Raven Wing – Hand Forged 1065 Carbon Steel Katana Sword
The Raven Wing is built around a single, uncompromising idea: a working 1065 high carbon blade wrapped entirely in black. Every component – blade finish, ito wrap, lacquered saya – holds to that same discipline. Nothing breaks the line. Nothing distracts from the cut.
Specifications
| Blade Steel | 1065 High Carbon Steel |
| Total Length | 102.0 cm / 40.2 in |
| Blade Length | 72.0 cm / 28.3 in |
| Blade Width | 3.2 cm |
| Blade Thickness | 0.7 cm |
| Weight | 1040 g / 36.7 oz |
| Heat Treatment | Controlled furnace normalization (uniform hardening) |
| Fittings | Zinc Alloy |
| Handle | Cotton Ito + Genuine Rayskin |
| Sheath | Hardwood, High-Gloss Black Lacquer |
What the Steel Does
1065 high carbon steel sits at a practical sweet spot for a working blade. The carbon content is high enough to hold a keen, repeatable edge through sustained use, but the steel retains enough ductility that it resists the brittle fracture you risk with harder, higher-carbon alloys. It bends before it snaps. That matters under load. The heat treatment here is a controlled furnace process – uniform hardening across the full blade geometry – which means consistent hardness from tip to base without the localized stress points that sloppy quenching introduces. The shinogi-zukuri (ridgeline) profile adds structural integrity through the cross-section, reinforcing the spine while keeping the edge geometry aggressive enough for clean entry.

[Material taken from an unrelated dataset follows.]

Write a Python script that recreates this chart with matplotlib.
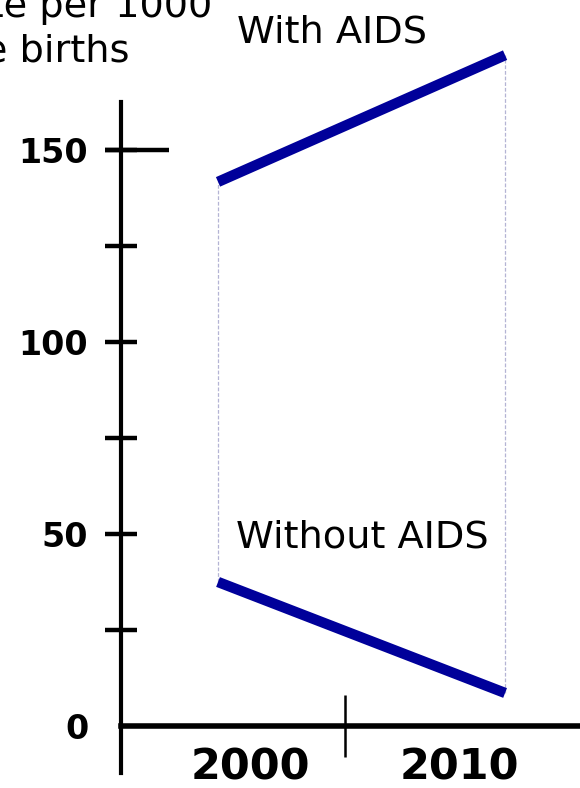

The 0.7 cm thickness at the spine is deliberate. That spine dimension keeps the blade rigid under lateral force while the 3.2 cm width gives the geometry room to taper properly toward the edge. This is not a decorative grind. The geometry does work.
The Feel of It
At 72.0 cm of blade length, the Raven Wing sits at a full katana draw – this is not a shortened or compromised nagasa (blade length). The 26.0 cm handle gives a two-handed grip with real control authority at the rear hand. The genuine rayskin (same) underneath the black cotton ito creates a surface that bites back against the palm without abrading it, and the diamond wrap pattern locks the hands into position across session after session. The saya draws cleanly against the high-gloss lacquered hardwood, and the all-black presentation means there is no visual noise when you bring it out – just the blade.
Maintenance Notes
Wipe the blade down with a lightly oiled cloth after every use – 1065 steel will develop surface oxidation quickly if moisture is left on the edge or flat. A fine uchiko powder ball is the traditional option for the flat faces, but a clean microfiber cloth and a drop of choji oil achieves the same result. Store the blade in the saya in a low-humidity environment to protect both the steel and the lacquered wood.